Nell’ipotesi di licenziamento discriminatorio, il lavoratore che esercita l’azione può limitarsi a fornire elementi di fatto - desunti anche da dati di carattere statistico e relativi ad esempio alle assunzioni, ai regimi retributivi, all'assegnazione di mansioni e qualifiche, ai trasferimenti, alla progressione in carriera ed ai licenziamenti - che siano idonei a fondare, in termini precisi e concordanti, la presunzione dell'esistenza di atti o comportamenti discriminatori. Spetta invece al datore di lavoro l'onere di provare l’insussistenza della discriminazione che opera obiettivamente, ossia in ragione del mero rilievo del trattamento deteriore riservato al lavoratore quale effetto della sua appartenenza alla categoria protetta.
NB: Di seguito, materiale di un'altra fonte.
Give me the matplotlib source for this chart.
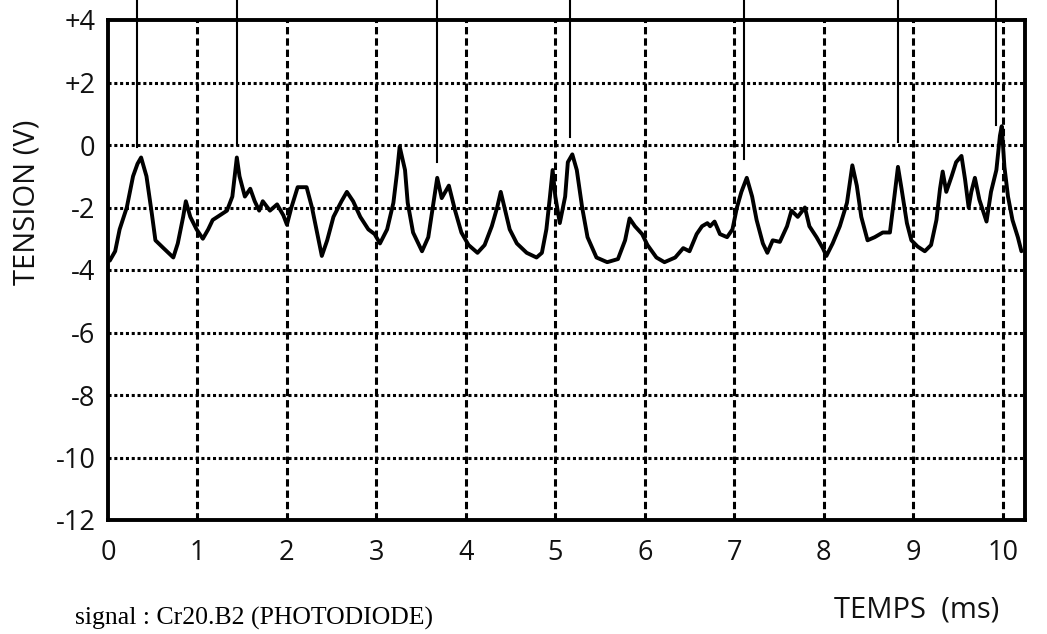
import matplotlib
matplotlib.use("Agg")
import matplotlib.pyplot as plt

# --- data ---
time_ms = [0.02, 0.08, 0.13, 0.21, 0.28, 0.33, 0.37, 0.43, 0.49, 0.53, 0.62, 0.73, 0.78, 0.84, 0.87,
           0.92, 0.99, 1.06, 1.12, 1.17, 1.25, 1.33, 1.39, 1.44, 1.47, 1.53, 1.59, 1.64, 1.69, 1.73,
           1.81, 1.89, 1.96, 2.00, 2.05, 2.12, 2.22, 2.28, 2.33, 2.39, 2.45, 2.52, 2.61, 2.67, 2.74,
           2.82, 2.91, 2.98, 3.04, 3.12, 3.19, 3.23, 3.26, 3.32, 3.35, 3.41, 3.51, 3.58, 3.63, 3.68,
           3.73, 3.81, 3.88, 3.95, 4.03, 4.13, 4.21, 4.29, 4.35, 4.39, 4.44, 4.49, 4.57, 4.68, 4.79,
           4.85, 4.90, 4.94, 4.97, 5.00, 5.05, 5.11, 5.14, 5.19, 5.24, 5.30, 5.36, 5.46, 5.58, 5.70,
           5.78, 5.83, 5.89, 5.97, 6.03, 6.13, 6.22, 6.34, 6.43, 6.50, 6.58, 6.64, 6.70, 6.73, 6.78,
           6.84, 6.92, 6.98, 7.03, 7.08, 7.14, 7.20, 7.25, 7.32, 7.37, 7.43, 7.51, 7.59, 7.64, 7.71,
           7.79, 7.84, 7.92, 7.99, 8.03, 8.10, 8.18, 8.26, 8.32, 8.37, 8.42, 8.49, 8.57, 8.66, 8.74,
           8.79, 8.83, 8.87, 8.93, 8.98, 9.05, 9.13, 9.20, 9.26, 9.30, 9.33, 9.37, 9.43, 9.48, 9.54,
           9.58, 9.62, 9.65, 9.69, 9.74, 9.82, 9.87, 9.93, 9.97, 9.99, 10.02, 10.06, 10.11, 10.17, 10.21]
tension_v = [-3.7, -3.4, -2.7, -2.0, -1.0, -0.6, -0.4, -1.0, -2.2, -3.05, -3.3, -3.6, -3.15, -2.3, -1.8,
             -2.3, -2.7, -3.0, -2.7, -2.4, -2.25, -2.1, -1.65, -0.4, -1.0, -1.65, -1.4, -1.8, -2.1, -1.8,
             -2.1, -1.9, -2.25, -2.55, -2.0, -1.35, -1.35, -2.0, -2.7, -3.55, -3.05, -2.3, -1.8, -1.5, -1.8,
             -2.3, -2.7, -2.85, -3.15, -2.7, -1.85, -0.9, -0.05, -0.8, -1.85, -2.8, -3.4, -2.95, -2.0, -1.05,
             -1.7, -1.3, -2.1, -2.8, -3.2, -3.45, -3.2, -2.6, -2.0, -1.5, -2.1, -2.7, -3.15, -3.45, -3.6,
             -3.45, -2.7, -1.65, -0.8, -1.65, -2.5, -1.65, -0.55, -0.3, -0.8, -2.0, -2.95, -3.6, -3.75, -3.65,
             -3.05, -2.35, -2.6, -2.85, -3.2, -3.6, -3.75, -3.6, -3.3, -3.4, -2.85, -2.6, -2.5, -2.6, -2.45,
             -2.85, -2.95, -2.7, -2.0, -1.5, -1.05, -1.65, -2.4, -3.15, -3.45, -3.05, -3.1, -2.6, -2.1, -2.3,
             -2.0, -2.6, -2.95, -3.3, -3.55, -3.15, -2.6, -1.85, -0.65, -1.3, -2.3, -3.05, -2.95, -2.8, -2.8,
             -1.65, -0.7, -1.4, -2.5, -3.05, -3.25, -3.4, -3.2, -2.4, -1.4, -0.85, -1.5, -1.0, -0.55, -0.35,
             -1.1, -2.0, -1.5, -1.05, -1.75, -2.45, -1.5, -0.8, 0.3, 0.6, -0.7, -1.65, -2.4, -2.95, -3.4]

marker_t = [0.32, 1.44, 3.68, 5.16, 7.11, 8.83, 9.93]
marker_v = [-0.05, 0.0, -0.55, 0.25, -0.45, 0.1, 0.65]

x_ticks = [0, 1, 2, 3, 4, 5, 6, 7, 8, 9, 10]
x_labels = ["0", "1", "2", "3", "4", "5", "6", "7", "8", "9", "10"]
y_ticks = [4, 2, 0, -2, -4, -6, -8, -10, -12]
y_labels = ["+4", "+2", "0", "-2", "-4", "-6", "-8", "-10", "-12"]
h_grid = [2, 0, -2, -4, -6, -8, -10]
v_grid = [1, 2, 3, 4, 5, 6, 7, 8, 9, 10]

plt.rcParams['font.family'] = ['Open Sans', 'DejaVu Sans']

fig = plt.figure(figsize=(10.47, 6.34), dpi=100)
ax = fig.add_axes([108/1047, 1 - 520/634, (1025 - 108)/1047, 500/634])
ax.set_xlim(0, 10.25)
ax.set_ylim(-12, 4)

for y in h_grid:
    ax.axhline(y, color='black', lw=2.2, linestyle=(0, (1, 0.9)), zorder=1)
for x in v_grid:
    ax.axvline(x, color='black', lw=2.2, linestyle=(0, (2.4, 1.3)), zorder=1)

ax.plot(time_ms, tension_v, color='black', lw=2.8, zorder=3,
        solid_joinstyle='round', solid_capstyle='round')

for t, v in zip(marker_t, marker_v):
    ax.plot([t, t], [v, 5.0], color='black', lw=1.5, clip_on=False, zorder=4)

for s in ax.spines.values():
    s.set_linewidth(2.8)
    s.set_color('black')

ax.set_xticks(x_ticks, labels=x_labels)
ax.set_yticks(y_ticks, labels=y_labels)
ax.tick_params(axis='both', length=0, labelsize=19.5, colors='#111111')
ax.tick_params(axis='x', pad=14)
ax.tick_params(axis='y', pad=9)

fig.text(27/1047, 1 - 202/634, "TENSION (V)", rotation=90, fontsize=21,
         ha='center', va='center', color='#111111')
fig.text(917/1047, 1 - 610/634, "TEMPS  (ms)", fontsize=21,
         ha='center', va='center', color='#111111')
fig.text(75/1047, 1 - 618/634, "signal : Cr20.B2 (PHOTODIODE)", fontsize=18.5,
         family='Liberation Serif', ha='left', va='center', color='black')

fig.savefig("out.png", dpi=100)
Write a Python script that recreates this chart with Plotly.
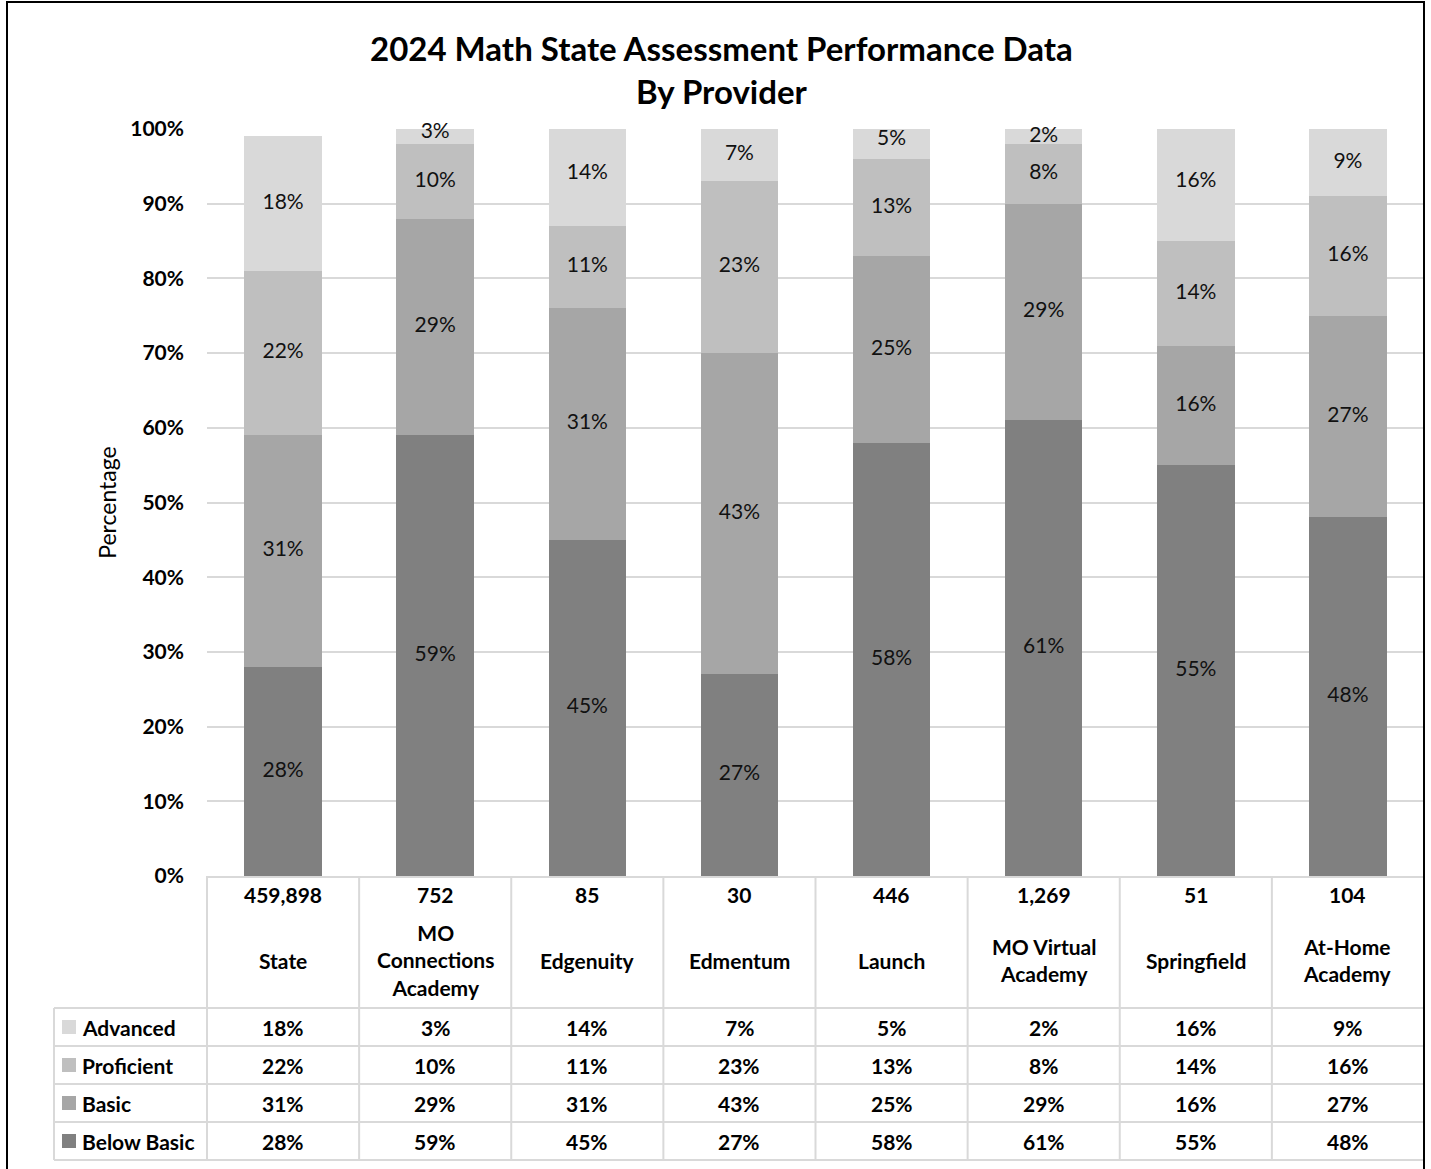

In caso di licenziamento ritorsivo, non solo il licenziamento deve essere ingiustificato, ma è necessario che il motivo che si assume essere illecito sia stato l'unico determinante (cfr. Cass. 05/04/2016 n. 6575 ed ivi ampi riferimenti di giurisprudenza) e spetta al lavoratore fornire la prova di quest’ultimo motivo. Occorre che l’intento ritorsivo datoriale abbia avuto efficacia determinativa della volontà di recedere dal rapporto di lavoro; il carattere determinante del motivo può restare escluso dall’esistenza di un giustificato motivo oggettivo o di una giusta causa quando questi non vengano soltanto allegati dal datore di lavoro, ma anche comprovati e quindi siano tali da poter reggere da soli il licenziamento, malgrado il concorrente motivo illecito (Cass. 30429/2018).
La Corte d’Appello ha respinto il reclamo.